I do love a good motor show. En masse, the smell of new cars can make me quite giddy. I love, too, the fantastical and lavish stands – like long-lost sets from Stanley Kubrick movies, but with canapés. Obviously I abhor the sexism that remains rife at these kinds of events, but what's good about the flimsily clothed models who stand beside the most important new launches is that you can stare at them for ages while pretending that you are looking at the cars. Anywhere else, you'd be arrested for that sort of thing so I see this as a useful safety valve for society. And the London show looks like a far more professional offering than recent UK car exhibitions, with more than 600 cars from 60 manufacturers on show – not least the lovely new Lotus Evora.

However, as usual, the Germans have undermined the whole thing. VW won't be there, which also means Lamborghini is staying at home. Neither will you be able to see new offerings from BMW or Audi. Porsche isn't bothering to turn up either, which, given the location, seems particularly ungrateful (how many cars have they sold to Docklands residents over the years, I wonder?). Most spiteful of all, some cold-hearted Bavarian has decided that, rather than fork out for a flatbed truck and a trayful of nibbles, Rolls-Royce will keep its lovely new Phantom Coupé holed up in deepest Sussex.
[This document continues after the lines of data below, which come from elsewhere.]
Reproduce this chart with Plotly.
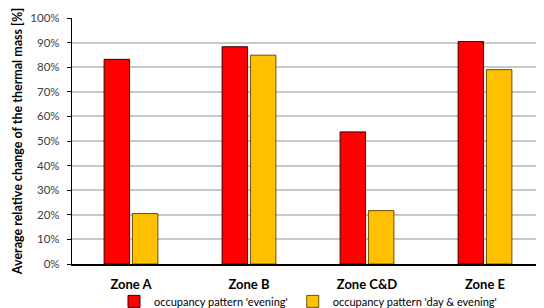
import plotly.graph_objects as go

zones = ["Zone A", "Zone B", "Zone C&D", "Zone E"]
evening = [83.2, 88.3, 53.7, 90.4]
day_evening = [20.5, 84.9, 21.7, 79.0]
series_names = ["occupancy pattern 'evening'", "occupancy pattern 'day & evening'"]
y_ticks = list(range(0, 101, 10))
y_tick_labels = [f"{v}%" for v in y_ticks]

FONT = "Lato, 'Open Sans', sans-serif"

fig = go.Figure()
fig.add_trace(go.Bar(
    x=zones, y=evening, name=series_names[0],
    marker=dict(color="#FF0000", line=dict(color="#3a0000", width=1)),
))
fig.add_trace(go.Bar(
    x=zones, y=day_evening, name=series_names[1],
    marker=dict(color="#FFC000", line=dict(color="#6b5000", width=1)),
))

# page body has an 8px default margin, so the figure is sized to fit the window
fig.update_layout(
    width=536, height=300,
    margin=dict(l=64, r=0, t=10, b=44, autoexpand=False),
    paper_bgcolor="white", plot_bgcolor="white",
    barmode="group", bargap=0.52, bargroupgap=0.1,
    font=dict(family=FONT, size=11, color="#404040"),
    showlegend=True,
    legend=dict(
        orientation="h", x=0.5, xanchor="center", y=-0.152, yanchor="middle",
        font=dict(family=FONT, size=11, color="#000000"),
        itemwidth=30, tracegroupgap=0, bgcolor="rgba(0,0,0,0)",
    ),
    xaxis=dict(
        automargin=False,
        showgrid=False, showline=True, linecolor="black", linewidth=1.5,
        ticks="", ticklabelstandoff=8,
        tickfont=dict(family=FONT, size=13, color="black", weight="bold"),
    ),
    yaxis=dict(
        automargin=False,
        range=[0, 100], tickvals=y_ticks, ticktext=y_tick_labels,
        showgrid=True, gridcolor="#c8c8c8", gridwidth=1.5,
        showline=True, linecolor="black", linewidth=1.2,
        ticks="outside", ticklen=4, tickcolor="black",
        ticklabelstandoff=5,
        zeroline=False,
        tickfont=dict(family=FONT, size=11.5, color="#404040"),
        title=dict(text="Average relative change of the thermal mass [%]",
                   font=dict(family=FONT, size=12.5, color="black", weight="bold"),
                   standoff=4),
    ),
)

fig.write_html("out.html")
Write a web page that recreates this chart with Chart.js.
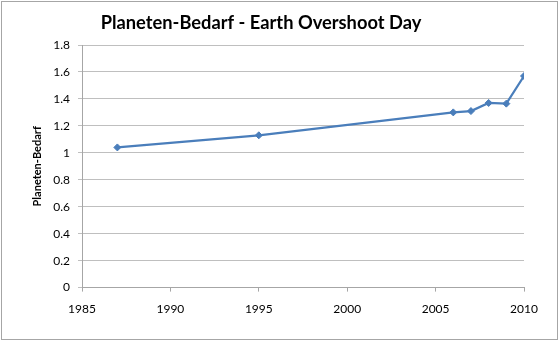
<!DOCTYPE html>
<html>
<head>
<meta charset="utf-8">
<script src="https://cdn.jsdelivr.net/npm/chart.js@4"></script>
<style>
  html, body { margin: 0; padding: 0; background: #fff; }
  #wrap { width: 560px; height: 342px; position: relative; }
</style>
</head>
<body>
<div id="wrap"><canvas id="ctx" width="560" height="342"></canvas></div>
<script>
// Jahre und Planeten-Bedarf
const years = [1987, 1995, 2006, 2007, 2008, 2009, 2010]
const bedarf = [1.04, 1.13, 1.30, 1.31, 1.37, 1.365, 1.57]
const xTicks = [1985, 1990, 1995, 2000, 2005, 2010]
const yTicks = [0, 0.2, 0.4, 0.6, 0.8, 1, 1.2, 1.4, 1.6, 1.8]
const chartTitle = "Planeten-Bedarf - Earth Overshoot Day"
const yTitle = "Planeten-Bedarf"

const fontName = "Lato, 'Open Sans', sans-serif"
const blue = "#4a7ebb"

//Rahmen und Titel werden selbst gezeichnet
const frameAndTitle = {
  id: "frameAndTitle",
  beforeDraw(chart) {
    const { ctx } = chart
    ctx.save()
    ctx.fillStyle = "#fff"
    ctx.fillRect(0, 0, chart.width, chart.height)
    ctx.strokeStyle = "#a6a6a6"
    ctx.lineWidth = 1
    ctx.strokeRect(1.5, 1.5, 556, 338)
    ctx.restore()
  },
  afterDraw(chart) {
    const { ctx } = chart
    ctx.save()
    ctx.font = "bold 18.3px " + fontName
    ctx.fillStyle = "#000"
    ctx.textAlign = "center"
    ctx.textBaseline = "middle"
    ctx.fillText(chartTitle, 261, 23)
    ctx.restore()
  },
}

const points = years.map((y, i) => ({ x: y, y: bedarf[i] }))

new Chart(document.getElementById("ctx"), {
  type: "line",
  plugins: [frameAndTitle],
  data: {
    datasets: [
      {
        data: points,
        borderColor: blue,
        backgroundColor: blue,
        borderWidth: 2.25,
        pointStyle: "rectRot",
        pointRadius: 3.5,
        pointBorderWidth: 1,
        tension: 0,
      },
    ],
  },
  options: {
    responsive: false,
    animation: false,
    layout: { padding: { left: 10, right: 36, top: 45, bottom: 16 } },
    plugins: {
      legend: { display: false },
      title: { display: false },
      tooltip: { enabled: false },
    },
    scales: {
      x: {
        type: "linear",
        min: xTicks[0],
        max: xTicks[xTicks.length - 1],
        afterBuildTicks(scale) {
          scale.ticks = xTicks.map(v => ({ value: v }))
        },
        ticks: {
          color: "#000",
          font: { family: fontName, size: 12 },
          padding: 10,
          maxRotation: 0,
          callback: v => String(v),
        },
        grid: {
          drawOnChartArea: false,
          drawTicks: true,
          tickLength: 4,
          color: "#a6a6a6",
        },
        border: { color: "#a6a6a6" },
      },
      y: {
        min: 0,
        max: 1.8,
        afterBuildTicks(scale) {
          scale.ticks = yTicks.map(v => ({ value: v }))
        },
        afterFit(scale) {
          scale.width = 72
        },
        ticks: {
          color: "#000",
          font: { family: fontName, size: 12 },
          padding: 8,
          callback: v => String(+v.toFixed(1)),
        },
        grid: {
          color: "#bfbfbf",
          tickLength: 4,
        },
        border: { color: "#a6a6a6" },
        title: {
          display: true,
          text: yTitle,
          color: "#000",
          font: { family: fontName, size: 11, weight: "bold" },
          padding: { top: 21, bottom: 0 },
        },
      },
    },
  },
})
</script>
</body>
</html>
Volvo and Fiat aren't coming either, but I don't think anyone will particularly notice.

I am not going anyway. Call me a lick-penny if you will, but in this economic climate, even Louis XVI would probably have cautioned against the squanderous depreciation of a new car purchase, and that – perhaps more than my disappointment at not being able to see the new Chrysler Sebring, perhaps more even than my fear of hitchhiking – will keep me in the countryside this weekend. Anyway, I've just seen a five-year-old Focus diesel in Autotrader. And that's not going to hang around for long.